Theater review by Regina Robbins
Government actions have led to the suffering and death of innocent people, both at home and abroad, but no one in Washington seems willing to take responsibility: It’s déjà vu all over again in the Transport Group’s revival of The Trial of the Catonsville Nine. In 1968, nine Catholic peace activists, led by priests (and brothers) Daniel and Philip Berrigan, were tried and convicted of destroying government records at a draft office in Catonsville, Maryland. Three years later, with the Vietnam War still raging and the group's members still serving their sentences, Daniel Berrigan’s play about the trial ran briefly on Broadway.

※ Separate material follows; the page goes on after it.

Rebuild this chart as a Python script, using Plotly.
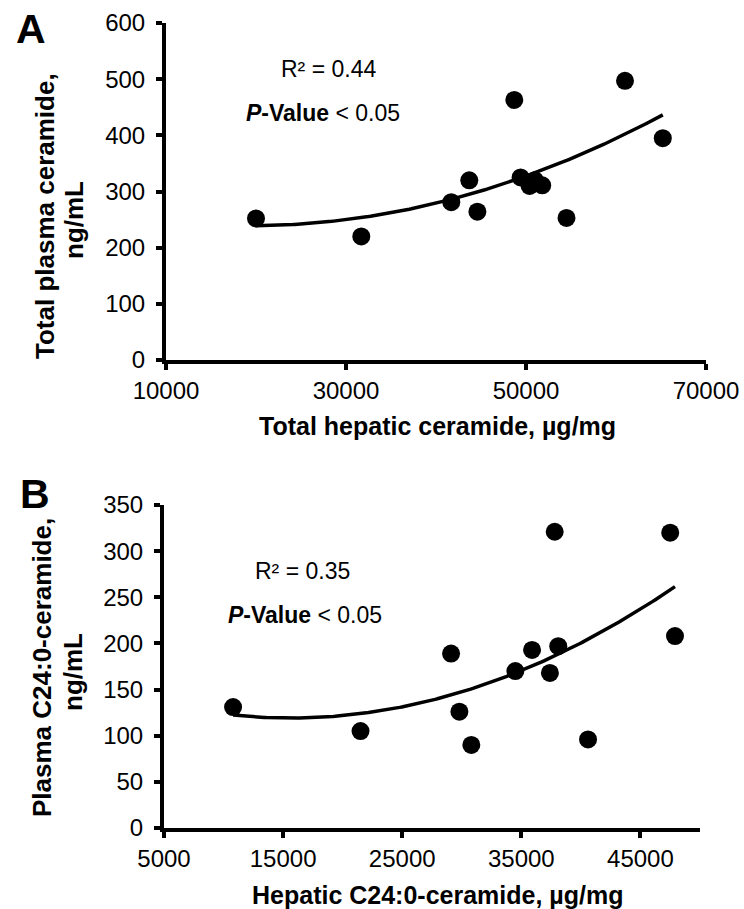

This remarkable moment in political and theatrical history now comes roaring back to life with the fervor its subjects deserve.
Berrigan’s text, based on trial transcripts, gets a postmodern retooling from director Jack Cummings III; cuts are balanced with new material providing 21st-century updates on the trial’s participants. But plenty of parallels to current events come straight from the original script. “Of course, even the President must obey the law,” says the presiding judge, before admitting that, if he doesn’t, there’s not much to be done about it. (Or is there? Ask the ghost of Richard Nixon.) It’s hard to know how to feel about these echoes from the past. Angry? Sad? Fired up? Yes, and then some.
A coproduction with the National Asian American Theatre Company, Catonsville Nine is performed by three Asian-American actors—Mia Katigbak, Eunice Wong and David Huynh—who rise beautifully to the challenge of playing numerous different characters. Throughout the play, atrocities committed against Vietnamese civilians are described in brutal detail; those descriptions take on an even more haunting quality when the actors giving them have Asian faces. The superlative lights, sound and set combine to take us from government office to courtroom to a Vietnamese battlefield.
The Trial of the Catonsville Nine is activist theater in the best sense of the term. You won’t learn much about the defendants’ lives beyond their political activities, and the same argument tends to get rehashed repeatedly—but it’s a damn powerful argument. Asked why he decided to break the law, one of the Nine replies, “I just want to let people live.” Amen, brother.
Abrons Arts Center (Off Broadway). By Daniel Berrigan. Directed by Jack Cummings III. With ensemble cast. Running time: 1hrs 25mins. No intermission.